**DESCRIPTION OF THE TASK:**
Copy exactly the lines from the first line of the records below through the line containing "ax.yaxis.set_major_formatter(plt.FormatStrFormatter('%.1f'))", including both, and nothing else.
# DATASET ENTRIES start
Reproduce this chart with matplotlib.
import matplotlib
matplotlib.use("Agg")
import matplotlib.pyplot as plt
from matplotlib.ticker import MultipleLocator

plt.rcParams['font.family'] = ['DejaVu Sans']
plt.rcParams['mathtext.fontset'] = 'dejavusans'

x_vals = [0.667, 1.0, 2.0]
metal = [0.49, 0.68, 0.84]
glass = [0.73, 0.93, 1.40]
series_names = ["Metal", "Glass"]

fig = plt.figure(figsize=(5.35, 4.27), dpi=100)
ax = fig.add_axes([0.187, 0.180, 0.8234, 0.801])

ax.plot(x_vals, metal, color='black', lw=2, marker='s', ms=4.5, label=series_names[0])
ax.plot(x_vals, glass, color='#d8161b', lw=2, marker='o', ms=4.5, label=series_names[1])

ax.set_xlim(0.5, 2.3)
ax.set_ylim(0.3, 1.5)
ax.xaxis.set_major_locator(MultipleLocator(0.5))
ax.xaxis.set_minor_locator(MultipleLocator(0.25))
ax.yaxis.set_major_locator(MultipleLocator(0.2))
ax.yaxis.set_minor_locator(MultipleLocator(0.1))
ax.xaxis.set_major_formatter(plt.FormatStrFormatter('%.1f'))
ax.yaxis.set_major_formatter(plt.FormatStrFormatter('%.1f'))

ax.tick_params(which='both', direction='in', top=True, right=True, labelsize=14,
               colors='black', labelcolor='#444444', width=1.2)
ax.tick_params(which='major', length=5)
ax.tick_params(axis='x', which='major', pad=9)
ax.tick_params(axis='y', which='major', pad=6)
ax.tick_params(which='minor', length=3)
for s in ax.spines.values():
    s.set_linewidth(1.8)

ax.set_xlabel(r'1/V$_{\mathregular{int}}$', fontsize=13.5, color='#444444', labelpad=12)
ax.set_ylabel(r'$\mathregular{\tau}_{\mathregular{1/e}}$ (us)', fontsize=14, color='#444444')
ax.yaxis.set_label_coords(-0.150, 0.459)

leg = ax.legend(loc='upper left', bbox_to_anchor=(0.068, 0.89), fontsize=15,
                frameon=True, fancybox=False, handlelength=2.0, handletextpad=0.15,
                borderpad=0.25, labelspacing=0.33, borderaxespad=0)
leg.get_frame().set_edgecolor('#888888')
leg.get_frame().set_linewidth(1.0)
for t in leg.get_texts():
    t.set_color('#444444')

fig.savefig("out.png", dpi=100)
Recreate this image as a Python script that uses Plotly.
# DATASET ENTRIES end
**TASK RESULT:**
Reproduce this chart with matplotlib.
import matplotlib
matplotlib.use("Agg")
import matplotlib.pyplot as plt
from matplotlib.ticker import MultipleLocator

plt.rcParams['font.family'] = ['DejaVu Sans']
plt.rcParams['mathtext.fontset'] = 'dejavusans'

x_vals = [0.667, 1.0, 2.0]
metal = [0.49, 0.68, 0.84]
glass = [0.73, 0.93, 1.40]
series_names = ["Metal", "Glass"]

fig = plt.figure(figsize=(5.35, 4.27), dpi=100)
ax = fig.add_axes([0.187, 0.180, 0.8234, 0.801])

ax.plot(x_vals, metal, color='black', lw=2, marker='s', ms=4.5, label=series_names[0])
ax.plot(x_vals, glass, color='#d8161b', lw=2, marker='o', ms=4.5, label=series_names[1])

ax.set_xlim(0.5, 2.3)
ax.set_ylim(0.3, 1.5)
ax.xaxis.set_major_locator(MultipleLocator(0.5))
ax.xaxis.set_minor_locator(MultipleLocator(0.25))
ax.yaxis.set_major_locator(MultipleLocator(0.2))
ax.yaxis.set_minor_locator(MultipleLocator(0.1))
ax.xaxis.set_major_formatter(plt.FormatStrFormatter('%.1f'))
ax.yaxis.set_major_formatter(plt.FormatStrFormatter('%.1f'))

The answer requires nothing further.